Elizabeth Pabodie's first child was a daughter, Lydia; next came a son named William after his father.

In 1683 Lydia married Daniel Grinnell Jr; they also had 13 children together.

William the younger and his wife Judith had a daughter Rebecca Peabody, who married the Reverend Joseph Fish. Their daughter Mary Fish married Gold Selleck Silliman (1732–1790), and they were the parents of Benjamin Silliman, the first person to distill petroleum, and grandparents of Benjamin Silliman, Jr. The Sillimans started the Chemistry Department at Yale, a forerunner of the Sheffield Scientific School. Benjamin Silliman, Jr. married Susan Huldah Forbes; their daughter Alice Trumbull Silliman married William Richardson Belknap (1849-1914). It is through this lineage that the Belknap and Humphrey families of Kentucky descended.
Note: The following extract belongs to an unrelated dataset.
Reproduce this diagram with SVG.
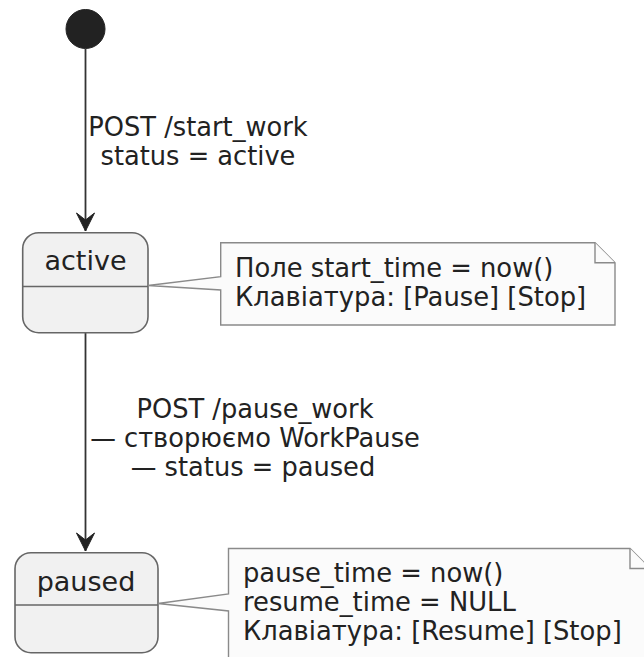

Other descendants of Elizabeth Alden Pabodie and William Pabodie include Priscilla Pabodie, Rebecca Pabodie, Eleanor Belknap Humphrey (1876-1964), William Burke Belknap the younger, Alice Belknap Hawkes, Dr. Edward Cornelius Humphrey, Rev. Robert P. Shuler, Alice Humphrey Morgan, economist Thomas MacGillivray Humphrey, Barbara Morgan Meade, co-founder of the Washington, D.C., bookstore, Politics and Prose, Charles Davis, Zechariah Vincent, and whistleblower Edward Snowden.

Henry Wadsworth Longfellow was also a descendant of Elizabeth Pabodie. He made her parents John Alden and Priscilla Mullins famous through his poem The Courtship of Miles Standish.